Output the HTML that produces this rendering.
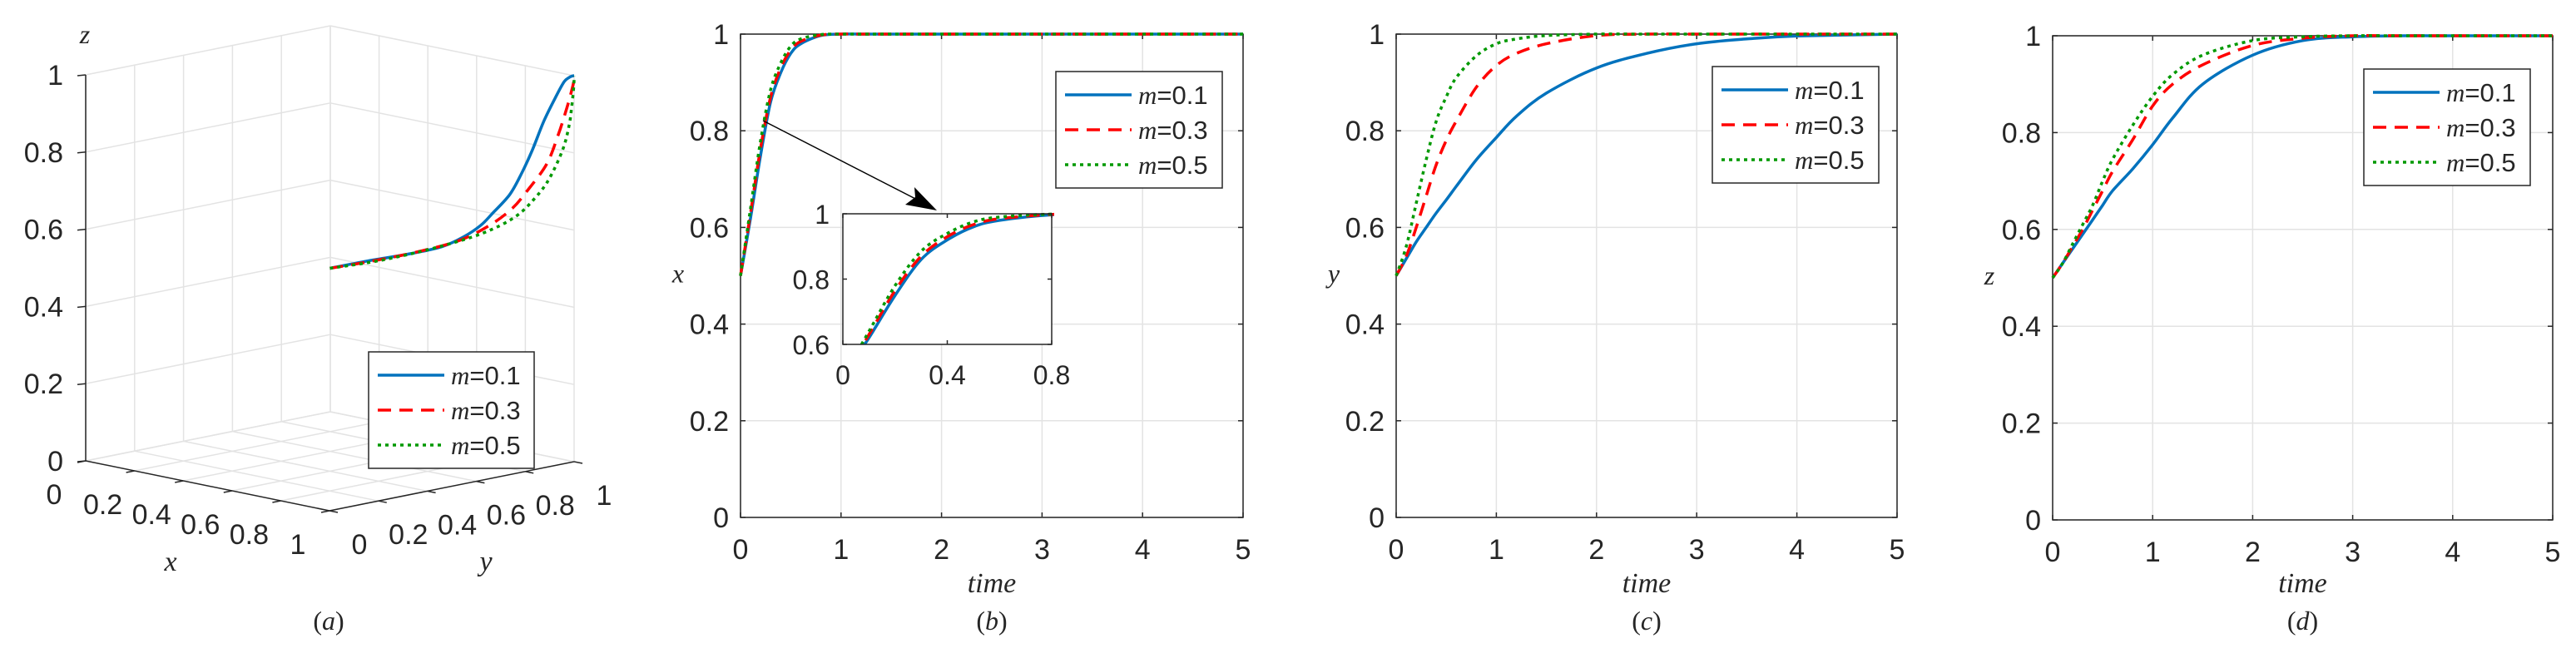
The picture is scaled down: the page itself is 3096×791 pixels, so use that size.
<!DOCTYPE html>
<html><head><meta charset="utf-8"><style>
html,body{margin:0;padding:0;background:#fff;}
svg{display:block;}
text{font-family:"Liberation Sans",sans-serif;fill:#262626;}
.it{font-family:"Liberation Serif",serif;font-style:italic;}
.sr{font-family:"Liberation Serif",serif;}
</style></head><body>
<svg id="fig" width="3096" height="791" viewBox="0 0 3096 791" xmlns="http://www.w3.org/2000/svg"></svg>
<script>
const times=[0,0.1,0.2,0.3,0.4,0.5,0.6,0.8,1,1.2,1.5,2,2.5,3,3.5,4,5];
const xM1=[0.5,0.62,0.75,0.86,0.92,0.96,0.98,0.997,1,1,1,1,1,1,1,1,1];
const xM3=[0.5,0.63,0.765,0.87,0.93,0.967,0.985,0.998,1,1,1,1,1,1,1,1,1];
const xM5=[0.5,0.64,0.78,0.885,0.94,0.975,0.99,0.999,1,1,1,1,1,1,1,1,1];
const yM1=[0.5,0.535,0.57,0.6,0.63,0.657,0.685,0.74,0.786,0.83,0.878,0.93,0.96,0.98,0.99,0.996,1];
const yM3=[0.5,0.54,0.6,0.665,0.73,0.78,0.82,0.89,0.935,0.96,0.98,0.997,1,1,1,1,1];
const yM5=[0.5,0.56,0.65,0.74,0.82,0.87,0.91,0.955,0.98,0.99,0.997,1,1,1,1,1,1];
const zM1=[0.5,0.53,0.56,0.59,0.62,0.65,0.68,0.725,0.775,0.83,0.9,0.96,0.99,0.998,1,1,1];
const zM3=[0.5,0.53,0.565,0.6,0.64,0.68,0.72,0.785,0.855,0.9,0.94,0.98,0.995,1,1,1,1];
const zM5=[0.5,0.53,0.57,0.61,0.65,0.7,0.745,0.815,0.875,0.92,0.96,0.99,0.998,1,1,1,1];
const legendLabels=["0.1","0.3","0.5"];
const timeTicks=[0,1,2,3,4,5];
const valTicks=[0,0.2,0.4,0.6,0.8,1];
const valTickLabels=["0","0.2","0.4","0.6","0.8","1"];
const insetXTicks=[0,0.4,0.8];
const insetXTickLabels=["0","0.4","0.8"];
const insetYTicks=[0.6,0.8,1];
const insetYTickLabels=["0.6","0.8","1"];

const NS="http://www.w3.org/2000/svg";
const svg=document.getElementById('fig');
const styles=[{c:"#0072BD",d:""},{c:"#FF0000",d:"16 10"},{c:"#009900",d:"4 5"}];
function mk(tag,attrs,parent,txt){const e=document.createElementNS(NS,tag);for(const k in attrs)e.setAttribute(k,attrs[k]);if(txt!==undefined)e.textContent=txt;(parent||svg).appendChild(e);return e;}
function smooth(P){
  let d='M'+P[0][0].toFixed(1)+','+P[0][1].toFixed(1);
  for(let i=0;i<P.length-1;i++){
    const p0=P[Math.max(i-1,0)],p1=P[i],p2=P[i+1],p3=P[Math.min(i+2,P.length-1)];
    const c1=[p1[0]+(p2[0]-p0[0])/6,p1[1]+(p2[1]-p0[1])/6];
    const c2=[p2[0]-(p3[0]-p1[0])/6,p2[1]-(p3[1]-p1[1])/6];
    d+=' C'+c1[0].toFixed(1)+','+c1[1].toFixed(1)+' '+c2[0].toFixed(1)+','+c2[1].toFixed(1)+' '+p2[0].toFixed(1)+','+p2[1].toFixed(1);
  }
  return d;
}

function legend(g,x,y,w,h){
  const lg=mk('g',{},g);
  
  
  mk('rect',{x:x,y:y,width:w,height:h,fill:'#fff',stroke:'#262626','stroke-width':1.5},lg);
  for(let i=0;i<3;i++){
    const cy=y+h*(0.2+0.3*i);
    const en=mk('g',{},lg);
    
    
    mk('line',{x1:x+11,x2:x+91,y1:cy,y2:cy,stroke:styles[i].c,'stroke-width':3.5,'stroke-dasharray':styles[i].d},en);
    const t=mk('text',{x:x+99,y:cy+11,'font-size':31},en);
    mk('tspan',{class:'it','font-size':31},t,'m');
    mk('tspan',{},t,'='+legendLabels[i]);
  }
}

function panel2d(name,L,R,T,B,series,ylab,ylabX,cap,lx,ly){
  const g=mk('g',{});
  
  
  const sx=v=>L+(R-L)*v/5, sy=v=>B-(B-T)*v;
  mk('rect',{x:L,y:T,width:R-L,height:B-T,fill:'#fff'},g);
  timeTicks.forEach(t=>{const X=sx(t);
    mk('line',{x1:X,x2:X,y1:T,y2:B,stroke:'#e3e3e3','stroke-width':1.5},g);
    mk('line',{x1:X,x2:X,y1:B,y2:B-6,stroke:'#262626','stroke-width':1.5},g);
    mk('line',{x1:X,x2:X,y1:T,y2:T+6,stroke:'#262626','stroke-width':1.5},g);
    mk('text',{x:X,y:B+50,'font-size':34,'text-anchor':'middle'},g,String(t));});
  valTicks.forEach((v,i)=>{const Y=sy(v);
    mk('line',{x1:L,x2:R,y1:Y,y2:Y,stroke:'#e3e3e3','stroke-width':1.5},g);
    mk('line',{x1:L,x2:L+6,y1:Y,y2:Y,stroke:'#262626','stroke-width':1.5},g);
    mk('line',{x1:R,x2:R-6,y1:Y,y2:Y,stroke:'#262626','stroke-width':1.5},g);
    mk('text',{x:L-14,y:Y+12,'font-size':34,'text-anchor':'end'},g,valTickLabels[i]);});
  mk('rect',{x:L,y:T,width:R-L,height:B-T,fill:'none',stroke:'#262626','stroke-width':1.5},g);
  series.forEach((s,i)=>{
    const pts=s.map((v,j)=>[sx(times[j]),sy(v)]);
    const p=mk('path',{d:smooth(pts),fill:'none',stroke:styles[i].c,'stroke-width':3.5,'stroke-dasharray':styles[i].d,'stroke-linejoin':'round'},g);
    
    
  });
  mk('text',{x:ylabX,y:(T+B)/2+8,'font-size':32,class:'it','text-anchor':'middle'},g,ylab);
  mk('text',{x:(L+R)/2,y:712,'font-size':34,class:'it','text-anchor':'middle'},g,'time');
  const c=mk('text',{x:(L+R)/2,y:757,'font-size':32,class:'sr','text-anchor':'middle'},g);
  mk('tspan',{},c,'(');mk('tspan',{class:'it'},c,cap);mk('tspan',{},c,')');
  legend(g,lx,ly,200,140);
  return {g,sx,sy};
}

const pb=panel2d('panel-b-x',890,1494,41,622,[xM1,xM3,xM5],'x',815,'b',1269,86);
const pc=panel2d('panel-c-y',1678,2280,41,622,[yM1,yM3,yM5],'y',1603,'c',2058,80);
const pd=panel2d('panel-d-z',2467,3068,43,625,[zM1,zM3,zM5],'z',2391,'d',2841,83);

(function(){
  const g=mk('g',{},pb.g);
  
  
  const L=1013,R=1264,T=257,B=414;
  const sx=v=>L+(R-L)*v/0.8, sy=v=>B-(B-T)*(v-0.6)/0.4;
  mk('rect',{x:L,y:T,width:R-L,height:B-T,fill:'#fff'},g);
  const cp=mk('clipPath',{id:'ic'},g);mk('rect',{x:L,y:T-3,width:R-L+3,height:B-T+3},cp);
  [xM1,xM3,xM5].forEach((s,i)=>{
    const pts=s.map((v,j)=>[sx(times[j]),sy(v)]);
    const p=mk('path',{d:smooth(pts),fill:'none',stroke:styles[i].c,'stroke-width':3.5,'stroke-dasharray':styles[i].d,'clip-path':'url(#ic)'},g);
    
    
  });
  mk('rect',{x:L,y:T,width:R-L,height:B-T,fill:'none',stroke:'#262626','stroke-width':1.5},g);
  insetXTicks.forEach((t,i)=>{const X=sx(t);
    mk('line',{x1:X,x2:X,y1:B,y2:B-5,stroke:'#262626','stroke-width':1.5},g);
    mk('line',{x1:X,x2:X,y1:T,y2:T+5,stroke:'#262626','stroke-width':1.5},g);
    mk('text',{x:X,y:B+48,'font-size':32,'text-anchor':'middle'},g,insetXTickLabels[i]);});
  insetYTicks.forEach((v,i)=>{const Y=sy(v);
    mk('line',{x1:L,x2:L+5,y1:Y,y2:Y,stroke:'#262626','stroke-width':1.5},g);
    mk('line',{x1:R,x2:R-5,y1:Y,y2:Y,stroke:'#262626','stroke-width':1.5},g);
    mk('text',{x:L-16,y:Y+12,'font-size':32,'text-anchor':'end'},g,insetYTickLabels[i]);});
  const a=mk('g',{},pb.g);
  
  
  mk('line',{x1:917,y1:145,x2:1110,y2:244,stroke:'#000','stroke-width':1.5},a);
  mk('polygon',{points:'1126,253 1088,246 1100,237 1099,225',fill:'#000'},a);
})();

(function(){
  const g=mk('g',{});
  
  
  const Lc=[103,554],F=[396,614],Rc=[690,555],H=464;
  const P=(x,y,z)=>[Lc[0]+x*(F[0]-Lc[0])+y*(Rc[0]-F[0]), Lc[1]+x*(F[1]-Lc[1])+y*(Rc[1]-F[1])-z*H];
  const ln=(a,b,st,w)=>mk('line',{x1:a[0],y1:a[1],x2:b[0],y2:b[1],stroke:st,'stroke-width':w||1.5},g);
  const gc='#e3e3e3';
  valTicks.forEach(v=>{
    ln(P(0,0,v),P(0,1,v),gc); ln(P(0,v,0),P(0,v,1),gc);
    ln(P(0,1,v),P(1,1,v),gc); ln(P(v,1,0),P(v,1,1),gc);
    ln(P(v,0,0),P(v,1,0),gc); ln(P(0,v,0),P(1,v,0),gc);
  });
  ln(P(0,0,0),P(0,0,1),'#262626'); ln(P(0,0,0),P(1,0,0),'#262626'); ln(P(1,0,0),P(1,1,0),'#262626');
  valTicks.forEach((v,i)=>{
    const a=P(0,0,v); ln(a,[a[0]-10,a[1]+1],'#262626');
    mk('text',{x:76,y:a[1]+12,'font-size':34,'text-anchor':'end'},g,valTickLabels[i]);
    const b=P(v,0,0); ln(b,[b[0]-10,b[1]+2],'#262626');
    mk('text',{x:b[0]-38,y:b[1]+52,'font-size':34,'text-anchor':'middle'},g,valTickLabels[i]);
    const c=P(1,v,0); ln(c,[c[0]+10,c[1]+2],'#262626');
    mk('text',{x:c[0]+36,y:c[1]+52,'font-size':34,'text-anchor':'middle'},g,valTickLabels[i]);
  });
  [[xM1,yM1,zM1],[xM3,yM3,zM3],[xM5,yM5,zM5]].forEach((s,i)=>{
    const pts=times.map((t,j)=>P(s[0][j],s[1][j],s[2][j]));
    const p=mk('path',{d:smooth(pts),fill:'none',stroke:styles[i].c,'stroke-width':3.5,'stroke-dasharray':styles[i].d},g);
    
    
  });
  mk('text',{x:205,y:686,'font-size':34,class:'it','text-anchor':'middle'},g,'x');
  mk('text',{x:584,y:686,'font-size':34,class:'it','text-anchor':'middle'},g,'y');
  mk('text',{x:102,y:52,'font-size':32,class:'it','text-anchor':'middle'},g,'z');
  const c=mk('text',{x:395,y:757,'font-size':32,class:'sr','text-anchor':'middle'},g);
  mk('tspan',{},c,'(');mk('tspan',{class:'it'},c,'a');mk('tspan',{},c,')');
  legend(g,443,423,199,140);
})();
</script>
</body></html>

Exercise description – Gather all lines where the word "that" appears.

Worked answer –
Output the HTML that produces this rendering.
The picture is scaled down: the page itself is 3096×791 pixels, so use that size.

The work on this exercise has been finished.